Pizzas are Neapolitan-style with a sauce made from San Marzano tomatoes and a crust built with double zero flour.
The debut menu lists five pies, priced $15 to $18, ranging from straightforward classics to a fanciful green pie topped with broccolini, garlic and capers. Pies are about 12-inches wide and are suitable for sharing, along with the brief starter menu of an arugula salad ($12), oven-smoked spiced almonds ($5), an olive mix ($5) and oven-roasted carrots with lemon ricotta ($10).
I stuck with two classic pizzas: a margherita ($15) and salumi ($18). Crusts arrived with the requisite leopard spots, a telltale sign of a blast of concentrated heat rolling over thinly stretched dough. The tomato sauce carried a balanced tang of acidity and robust flavor. The approach in the kitchen is on the austere side with toppings, which a pizza slinger has to be when baking Neapolitan-style pies. The crust cannot be burdened with too many toppings or floppy disaster will strike.
Sparsely-distributed pools of fresh mozzarella did not overwhelm the crust on the margherita. The salumi was dotted with mozzarella, sprinkled with oregano and thinly sliced red onions. The sopressata was firm textured and licked with heat.
Bar Rosa’s pizza style is a nice fit in a dining region with quality wood-fired pizzas. Add Bar Rosa to your list along with these wood-fired destinations throughout Pierce County: E9 on Fawcett, which makes its pies with a starter built from its beer. The Carlson Block in Wilkeson, which makes its pies on a incredibly delicious long-fermented sourdough crust. Wooden City in downtown Tacoma that makes good use of the Marra Forni pizza oven left over from when Cafe Vincero closed. Millville Pizza, in Gig Harbor, which also has a Mugnaini oven. Did I mention the multiple locations of Fat Zach’s in Puyallup and Sumner? And make sure you put Sirius Wood Fired Pizza on your list to try. There’s more, especially restaurants that cook with a gas-wood hybrid, but this is a good start for a to-try list.
THE PIZZA OVEN
If you’re lucky and the side door is open, you can catch a peekaboo glimpse of the Mugnaini. Looking directly through the side door, passers by can get an up-close view of the oven deck. From the dining room, there’s a nice side view, but you’ll really want to be a looky-loo in the doorway on the side of the building to get a good look at that gorgeous oven.

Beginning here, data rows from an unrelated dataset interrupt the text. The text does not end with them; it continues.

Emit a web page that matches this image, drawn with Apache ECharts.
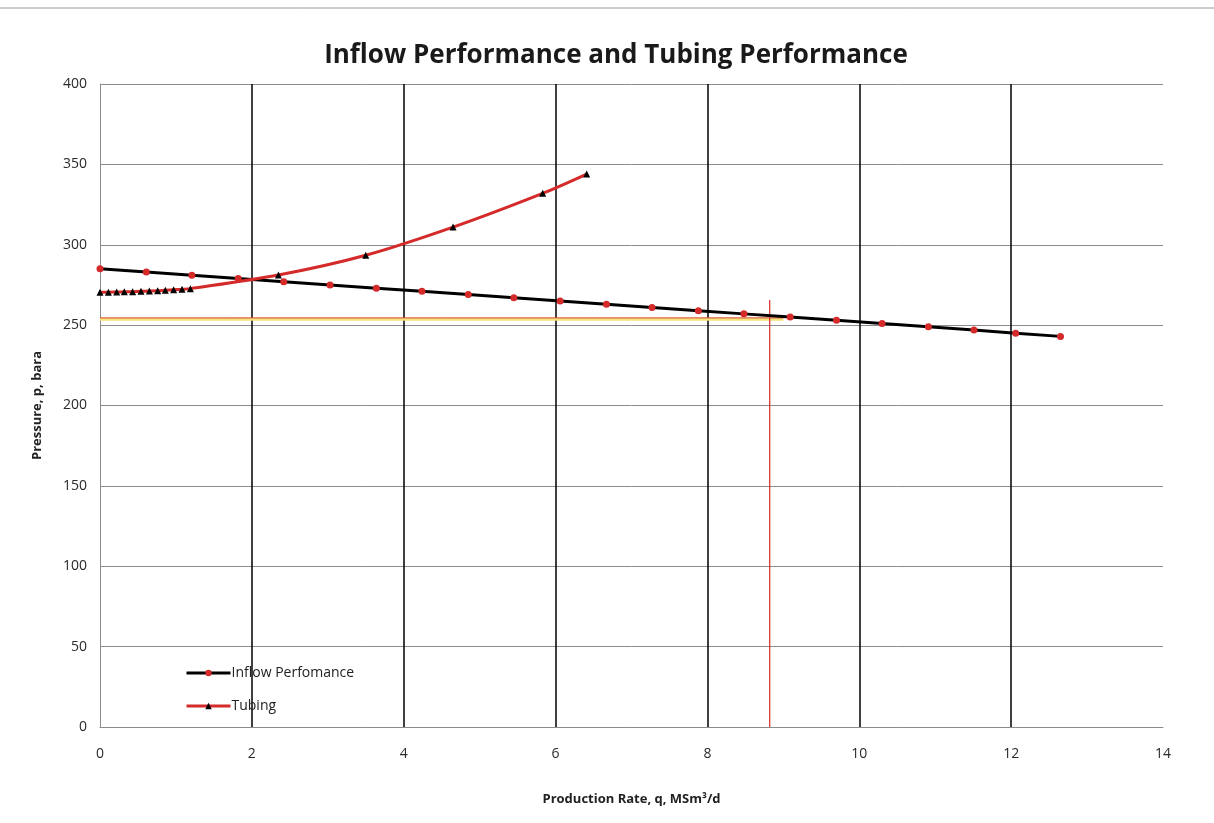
<!DOCTYPE html>
<html>
<head>
<meta charset="utf-8">
<script src="https://cdn.jsdelivr.net/npm/echarts@6/dist/echarts.min.js"></script>
<style>
html,body{margin:0;padding:0;background:#fff;}
#chart{width:1214px;height:823px;}
</style>
</head>
<body>
<div id="chart"></div>
<script>
// Inflow performance (IPR) points
const inflowQ = [0, 0.61, 1.21, 1.82, 2.42, 3.03, 3.64, 4.24, 4.85, 5.45, 6.06, 6.67, 7.27, 7.88, 8.48, 9.09, 9.7, 10.3, 10.91, 11.51, 12.06, 12.65];
const inflowP = [285, 283, 281, 279, 277, 275, 273, 271, 269, 267, 265, 263, 261, 259, 257, 255, 253, 251, 249, 247, 245, 243];
// Tubing performance points
const tubingQ = [0, 0.11, 0.22, 0.32, 0.43, 0.54, 0.65, 0.76, 0.86, 0.97, 1.08, 1.19, 2.35, 3.5, 4.65, 5.83, 6.41];
const tubingP = [270.5, 270.5, 270.6, 270.7, 270.8, 271, 271.2, 271.4, 271.7, 272, 272.3, 272.7, 281.2, 293.5, 311, 332, 344];
// Operating point guide lines
const opHorizQ = [0, 9.0];
const opHorizP = [254.5, 254.5];
const opVertQ = [8.82, 8.82];
const opVertP = [0, 265.6];
// Axis ticks
const xTicks = [0, 2, 4, 6, 8, 10, 12, 14];
const yTicks = [0, 50, 100, 150, 200, 250, 300, 350, 400];

const zip = (a, b) => a.map((v, i) => [v, b[i]]);
const font = '"Open Sans", "Noto Sans", sans-serif';

const chart = echarts.init(document.getElementById('chart'), null, {renderer: 'canvas'});
chart.setOption({
  backgroundColor: '#ffffff',
  animation: false,
  title: {
    text: 'Inflow Performance and Tubing Performance',
    left: 611, top: 38, textAlign: 'center',
    textStyle: {fontFamily: font, fontSize: 26, fontWeight: 'bold', color: '#1a1a1a'}
  },
  graphic: [{
    type: 'line', shape: {x1: 0, y1: 8, x2: 1214, y2: 8},
    style: {stroke: '#9a9a9a', lineWidth: 1}
  }],
  legend: {
    data: ['Inflow Perfomance', 'Tubing'],
    orient: 'vertical', left: 180, top: 661, itemGap: 19,
    itemWidth: 44, itemHeight: 8,
    lineStyle: {width: 3},
    textStyle: {fontFamily: font, fontSize: 14, color: '#222', padding: [0, 0, 0, -4]}
  },
  grid: {left: 100, right: 51, top: 84, bottom: 96, containLabel: false},
  xAxis: {
    type: 'value', min: 0, max: 14, interval: 2,
    name: 'Production Rate, q, MSm³/d', nameLocation: 'middle', nameGap: 66,
    nameTextStyle: {fontFamily: font, fontSize: 13, fontWeight: 'bold', color: '#222'},
    axisLine: {show: true, lineStyle: {color: '#8c8c8c', width: 1}},
    axisTick: {show: false},
    axisLabel: {fontFamily: font, fontSize: 14, color: '#2a2a2a', margin: 20},
    splitLine: {show: true, showMinLine: false, showMaxLine: false, lineStyle: {color: '#000', width: 1.5}}
  },
  yAxis: {
    type: 'value', min: 0, max: 400, interval: 50,
    name: 'Pressure, p, bara', nameLocation: 'middle', nameGap: 56,
    nameTextStyle: {fontFamily: font, fontSize: 13, fontWeight: 'bold', color: '#222'},
    axisLine: {show: true, lineStyle: {color: '#8c8c8c', width: 1}},
    axisTick: {show: false},
    axisLabel: {fontFamily: font, fontSize: 14, color: '#2a2a2a', margin: 13},
    splitLine: {show: true, lineStyle: {color: '#8c8c8c', width: 1}}
  },
  series: [
    {
      name: 'opHorizGlow', type: 'line', data: zip(opHorizQ, opHorizP.map(v => v - 0.9)),
      symbol: 'none', silent: true, lineStyle: {color: '#f5e27a', width: 3}, z: 1
    },
    {
      name: 'opHoriz', type: 'line', data: zip(opHorizQ, opHorizP),
      symbol: 'none', silent: true, lineStyle: {color: '#d9442e', width: 1}, z: 1
    },
    {
      name: 'opVert', type: 'line', data: zip(opVertQ, opVertP),
      symbol: 'none', silent: true, lineStyle: {color: '#d83a3a', width: 1.3}, z: 1
    },
    {
      name: 'Inflow Perfomance', type: 'line', data: zip(inflowQ, inflowP),
      symbol: 'circle', symbolSize: 7,
      lineStyle: {color: '#000', width: 3},
      itemStyle: {color: '#d42a2a'}, z: 3
    },
    {
      name: 'Tubing', type: 'line', data: zip(tubingQ, tubingP), smooth: 0.3,
      symbol: 'triangle', symbolSize: 7,
      lineStyle: {color: '#d42a2a', width: 3},
      itemStyle: {color: '#000'}, z: 4
    }
  ]
});
</script>
</body>
</html>
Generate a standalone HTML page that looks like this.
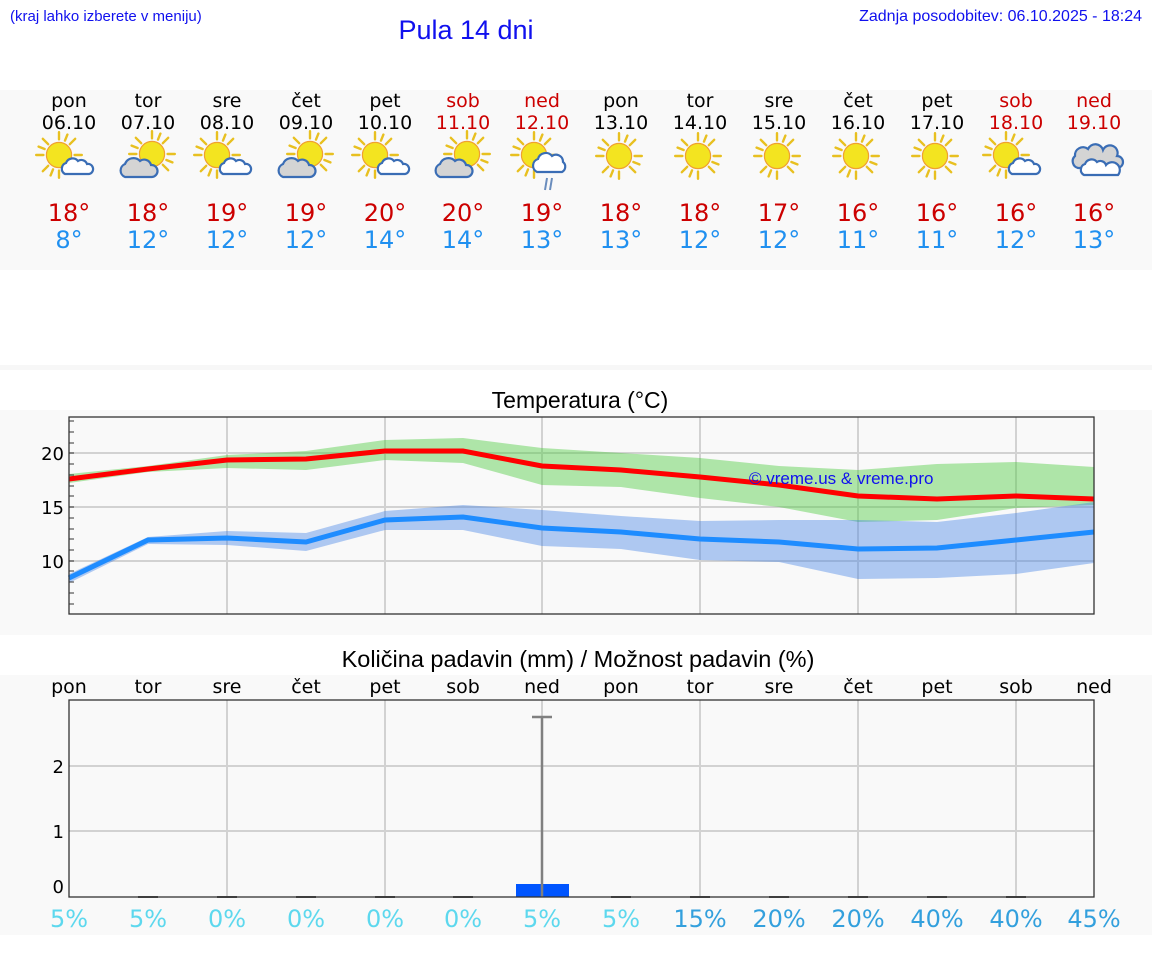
<!DOCTYPE html>
<html><head><meta charset="utf-8"><style>
html,body{margin:0;padding:0;background:#fff;width:1152px;height:975px;overflow:hidden}
svg{display:block}
</style></head><body>
<svg width="1152" height="975" viewBox="0 0 1152 975" xmlns="http://www.w3.org/2000/svg" font-family="'DejaVu Sans','Liberation Sans',sans-serif">
<defs>
<g id="sun"><g transform="scale(1.2)"><g stroke="#e8c020" stroke-width="2" stroke-linecap="round">
<line x1="0" y1="-13" x2="0" y2="-19"/><line x1="0" y1="13" x2="0" y2="19"/><line x1="-13" y1="0" x2="-19" y2="0"/><line x1="13" y1="0" x2="19" y2="0"/>
<line x1="9" y1="-9" x2="13.5" y2="-13.5"/><line x1="-9" y1="-9" x2="-13.5" y2="-13.5"/><line x1="9" y1="9" x2="13.5" y2="13.5"/><line x1="-9" y1="9" x2="-13.5" y2="13.5"/>
<line x1="5" y1="-12" x2="7" y2="-17"/><line x1="-5" y1="12" x2="-7" y2="17"/><line x1="12" y1="5" x2="17" y2="7"/><line x1="-12" y1="-5" x2="-17" y2="-7"/></g>
<circle r="10.5" fill="#f3e420" stroke="#f0a030" stroke-width="1"/></g></g>
<g id="cw"><path d="M-12,8 a6,6 0 0 1 1,-11 a7,7 0 0 1 12,-2 a6,6 0 0 1 9,3 a5,5 0 0 1 2,10 z" fill="#fff" stroke="#3a6db5" stroke-width="2.2"/></g>
<g id="cg"><path d="M-14,10 a7,7 0 0 1 0,-13 a9,9 0 0 1 15,-3 a7,7 0 0 1 11,4 a6,6 0 0 1 1,12 z" fill="#d4d4d4" stroke="#3a6db5" stroke-width="2.2"/></g>
<g id="i0"><use href="#sun" x="-6" y="-3"/><use href="#cw" x="12" y="8"/></g>
<g id="i1"><use href="#sun" x="6" y="-4"/><use href="#cg" x="-7" y="9"/></g>
<g id="is"><use href="#sun" x="0" y="0"/></g>
</defs>
<text x="10" y="21" font-family="'Liberation Sans',sans-serif" font-size="15" fill="#1010ee">(kraj lahko izberete v meniju)</text>
<text x="1142" y="21" text-anchor="end" font-family="'Liberation Sans',sans-serif" font-size="16" fill="#1010ee">Zadnja posodobitev: 06.10.2025 - 18:24</text>
<text x="466" y="39" text-anchor="middle" font-family="'Liberation Sans',sans-serif" font-size="27" fill="#1010ee">Pula 14 dni</text>
<rect x="0" y="90" width="1152" height="180" fill="#f9f9f9"/>
<rect x="0" y="365" width="1152" height="5" fill="#f7f7f7"/>
<g font-size="19" text-anchor="middle" fill="#000">
<text x="69" y="107">pon</text><text x="148" y="107">tor</text><text x="227" y="107">sre</text><text x="306" y="107">čet</text><text x="385" y="107">pet</text><text x="463" y="107" fill="#cc0000">sob</text><text x="542" y="107" fill="#cc0000">ned</text><text x="621" y="107">pon</text><text x="700" y="107">tor</text><text x="779" y="107">sre</text><text x="858" y="107">čet</text><text x="937" y="107">pet</text><text x="1016" y="107" fill="#cc0000">sob</text><text x="1094" y="107" fill="#cc0000">ned</text>
<text x="69" y="129">06.10</text><text x="148" y="129">07.10</text><text x="227" y="129">08.10</text><text x="306" y="129">09.10</text><text x="385" y="129">10.10</text><text x="463" y="129" fill="#cc0000">11.10</text><text x="542" y="129" fill="#cc0000">12.10</text><text x="621" y="129">13.10</text><text x="700" y="129">14.10</text><text x="779" y="129">15.10</text><text x="858" y="129">16.10</text><text x="937" y="129">17.10</text><text x="1016" y="129" fill="#cc0000">18.10</text><text x="1094" y="129" fill="#cc0000">19.10</text>
</g>
<use href="#i0" x="65" y="158"/><use href="#i1" x="146" y="158"/><use href="#i0" x="223" y="158"/><use href="#i1" x="304" y="158"/><use href="#i0" x="381" y="158"/><use href="#i1" x="461" y="158"/>
<g transform="translate(542 158)"><use href="#sun" x="-8" y="-3"/><path d="M-5,14 a7,7 0 0 1 1,-13 a8,8 0 0 1 14,-3 a7,7 0 0 1 11,6 a6,6 0 0 1 -1,10 z" fill="#fff" stroke="#3a6db5" stroke-width="2.2"/><path d="M5,20 l-2,12 M10,20 l-2,12" stroke="#6a8dbd" stroke-width="2"/></g>
<use href="#is" x="619" y="156"/><use href="#is" x="698" y="156"/><use href="#is" x="777" y="156"/><use href="#is" x="856" y="156"/><use href="#is" x="935" y="156"/>
<use href="#i0" x="1012" y="158"/>
<g transform="translate(1094 160)"><path d="M-16,8 a7,7 0 0 1 -3,-12 a8,8 0 0 1 13,-7 a8,8 0 0 1 15,1 a7,7 0 0 1 14,6 a6,6 0 0 1 0,12 z" fill="#d4d4d4" stroke="#3a6db5" stroke-width="2.2"/><path d="M-10,15 a6,6 0 0 1 1,-11 a7,7 0 0 1 12,-2 a6,6 0 0 1 9,3 a5,5 0 0 1 12,10 z" fill="#fff" stroke="#3a6db5" stroke-width="2.2"/></g>
<g font-size="24" text-anchor="middle" fill="#cc0000">
<text x="69" y="221">18°</text><text x="148" y="221">18°</text><text x="227" y="221">19°</text><text x="306" y="221">19°</text><text x="385" y="221">20°</text><text x="463" y="221">20°</text><text x="542" y="221">19°</text><text x="621" y="221">18°</text><text x="700" y="221">18°</text><text x="779" y="221">17°</text><text x="858" y="221">16°</text><text x="937" y="221">16°</text><text x="1016" y="221">16°</text><text x="1094" y="221">16°</text>
</g>
<g font-size="24" text-anchor="middle" fill="#2090f0">
<text x="69" y="248">8°</text><text x="148" y="248">12°</text><text x="227" y="248">12°</text><text x="306" y="248">12°</text><text x="385" y="248">14°</text><text x="463" y="248">14°</text><text x="542" y="248">13°</text><text x="621" y="248">13°</text><text x="700" y="248">12°</text><text x="779" y="248">12°</text><text x="858" y="248">11°</text><text x="937" y="248">11°</text><text x="1016" y="248">12°</text><text x="1094" y="248">13°</text>
</g>
<!-- temperature chart -->
<rect x="0" y="410" width="1152" height="225" fill="#f9f9f9"/>
<text x="580" y="408" text-anchor="middle" font-size="23" font-family="'Liberation Sans',sans-serif">Temperatura (°C)</text>
<g stroke="#d2d2d2" stroke-width="2">
<line x1="69" y1="453" x2="1094" y2="453"/><line x1="69" y1="507" x2="1094" y2="507"/><line x1="69" y1="561" x2="1094" y2="561"/>
<line x1="227" y1="417" x2="227" y2="614"/><line x1="385" y1="417" x2="385" y2="614"/><line x1="542" y1="417" x2="542" y2="614"/><line x1="700" y1="417" x2="700" y2="614"/><line x1="858" y1="417" x2="858" y2="614"/><line x1="1016" y1="417" x2="1016" y2="614"/>
</g>
<polygon fill="#52cc44" fill-opacity="0.45" points="69,474 148,466 227,455 306,451 385,440 463,438 542,448 621,453 700,458 779,466 858,470 937,464 1016,462 1094,467 1094,505 1016,508 937,520 858,522 779,507 700,498 621,487 542,485 463,463 385,460 306,470 227,468 148,472 69,483"/>
<polygon fill="#3f7fe6" fill-opacity="0.4" points="69,574 148,537 227,531 306,533 385,511 463,505 542,510 621,516 700,521 779,520 858,520 937,522 1016,513 1094,502 1094,563 1016,574 937,578 858,579 779,562 700,560 621,549 542,546 463,530 385,530 306,551 227,545 148,544 69,583"/>
<polyline fill="none" stroke="#ff0000" stroke-width="5" points="69,479 148,469 227,460 306,459 385,451 463,451 542,466 621,470 700,477 779,485 858,496 937,499 1016,496 1094,499"/>
<polyline fill="none" stroke="#1e8cff" stroke-width="5" points="69,578 148,540 227,538 306,542 385,520 463,517 542,528 621,532 700,539 779,542 858,549 937,548 1016,540 1094,532"/>
<text x="749" y="484" font-size="17" fill="#1010ee" font-family="'Liberation Sans',sans-serif">© vreme.us &amp; vreme.pro</text>
<rect x="69" y="417" width="1025" height="197" fill="none" stroke="#333" stroke-width="1.3"/>
<g stroke="#333" stroke-width="1">
<line x1="69" y1="421" x2="74" y2="421"/><line x1="69" y1="432" x2="74" y2="432"/><line x1="69" y1="443" x2="74" y2="443"/><line x1="69" y1="453" x2="74" y2="453"/><line x1="69" y1="464" x2="74" y2="464"/><line x1="69" y1="475" x2="74" y2="475"/><line x1="69" y1="486" x2="74" y2="486"/><line x1="69" y1="496" x2="74" y2="496"/><line x1="69" y1="507" x2="74" y2="507"/><line x1="69" y1="518" x2="74" y2="518"/><line x1="69" y1="529" x2="74" y2="529"/><line x1="69" y1="539" x2="74" y2="539"/><line x1="69" y1="550" x2="74" y2="550"/><line x1="69" y1="561" x2="74" y2="561"/><line x1="69" y1="571" x2="74" y2="571"/><line x1="69" y1="582" x2="74" y2="582"/><line x1="69" y1="593" x2="74" y2="593"/><line x1="69" y1="604" x2="74" y2="604"/>
</g>
<g font-size="18" text-anchor="end"><text x="64" y="460">20</text><text x="64" y="514">15</text><text x="64" y="568">10</text></g>
<!-- precip chart -->
<text x="578" y="667" text-anchor="middle" font-size="23.5" font-family="'Liberation Sans',sans-serif">Količina padavin (mm) / Možnost padavin (%)</text>
<rect x="0" y="675" width="1152" height="260" fill="#f9f9f9"/>
<g font-size="19" text-anchor="middle">
<text x="69" y="693">pon</text><text x="148" y="693">tor</text><text x="227" y="693">sre</text><text x="306" y="693">čet</text><text x="385" y="693">pet</text><text x="463" y="693">sob</text><text x="542" y="693">ned</text><text x="621" y="693">pon</text><text x="700" y="693">tor</text><text x="779" y="693">sre</text><text x="858" y="693">čet</text><text x="937" y="693">pet</text><text x="1016" y="693">sob</text><text x="1094" y="693">ned</text>
</g>
<g stroke="#d2d2d2" stroke-width="2">
<line x1="69" y1="766" x2="1094" y2="766"/><line x1="69" y1="831" x2="1094" y2="831"/>
<line x1="227" y1="700" x2="227" y2="897"/><line x1="385" y1="700" x2="385" y2="897"/><line x1="542" y1="700" x2="542" y2="897"/><line x1="700" y1="700" x2="700" y2="897"/><line x1="858" y1="700" x2="858" y2="897"/><line x1="1016" y1="700" x2="1016" y2="897"/>
</g>
<rect x="516" y="884" width="53" height="13" fill="#0055ff"/>
<g stroke="#808080" stroke-width="2.5"><line x1="542" y1="717" x2="542" y2="897"/><line x1="532" y1="717" x2="552" y2="717"/></g>
<g stroke="#555" stroke-width="2"><line x1="138" y1="897" x2="158" y2="897"/><line x1="217" y1="897" x2="237" y2="897"/><line x1="296" y1="897" x2="316" y2="897"/><line x1="375" y1="897" x2="395" y2="897"/><line x1="453" y1="897" x2="473" y2="897"/><line x1="611" y1="897" x2="631" y2="897"/><line x1="690" y1="897" x2="710" y2="897"/><line x1="769" y1="897" x2="789" y2="897"/><line x1="848" y1="897" x2="868" y2="897"/><line x1="927" y1="897" x2="947" y2="897"/><line x1="1006" y1="897" x2="1026" y2="897"/></g>
<rect x="69" y="700" width="1025" height="197" fill="none" stroke="#333" stroke-width="1.3"/>
<g font-size="18" text-anchor="end"><text x="64" y="773">2</text><text x="64" y="838">1</text><text x="64" y="893">0</text></g>
<g font-size="24" text-anchor="middle">
<text x="69" y="927" fill="#5dd8ee">5%</text><text x="148" y="927" fill="#5dd8ee">5%</text><text x="227" y="927" fill="#5dd8ee">0%</text><text x="306" y="927" fill="#5dd8ee">0%</text><text x="385" y="927" fill="#5dd8ee">0%</text><text x="463" y="927" fill="#5dd8ee">0%</text><text x="542" y="927" fill="#5dd8ee">5%</text><text x="621" y="927" fill="#5dd8ee">5%</text>
<text x="700" y="927" fill="#33a0dd">15%</text><text x="779" y="927" fill="#33a0dd">20%</text><text x="858" y="927" fill="#33a0dd">20%</text><text x="937" y="927" fill="#33a0dd">40%</text><text x="1016" y="927" fill="#33a0dd">40%</text><text x="1094" y="927" fill="#33a0dd">45%</text>
</g>
</svg>
</body></html>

“We got it from Mugnaini in California. It’s an all Italian oven with parts from Italy and manufactured in California. It’s a 3,000-pound pizza oven. With the crate, it was almost 4,000 pounds. We had to forklift it off the semi truck and then get it into the building. That was a fun and stressful 8-hour day,” said Seale this spring when she gave me background about Bar Rosa. It’s also their only cooking surface, which is why the menu is so micro focused on pizza, roasted vegetables and other dishes that perform beautifully in the oven.
The opening menu features eight cocktails with many leaning on aperitifs and amaros for flavor profiles.The Jewel Box pairs campari with vodka, passionfruit and lime ($10). The Zelda is a classic gin cocktail boosted with aperol and citrus ($10). Oddball in a Highball combines Fernet Branca with two unexpected flavors – Mexi coke and cynar ($11).
If you order anything on a first visit, make it the fancy gin and tonic topped with a sprig of rosemary and a generous helping of juniper berries, plus a broad swath of orange peel and a splash of lemon tonic ($13). Beer and wine also served.
ARE KIDS ALLOWED?
No. This is a 21-and-only bar.
The Spicy Green Pie ($16) can be made vegan. The starter menu looks vegan friendly. Vegetarians will have plenty to eat. No gluten-free menu items noted on the menu.
The raised dining room to the left will be a no-go for those on wheels, but there is comfy and accessible low-top seating on the right side of the space that is accessible.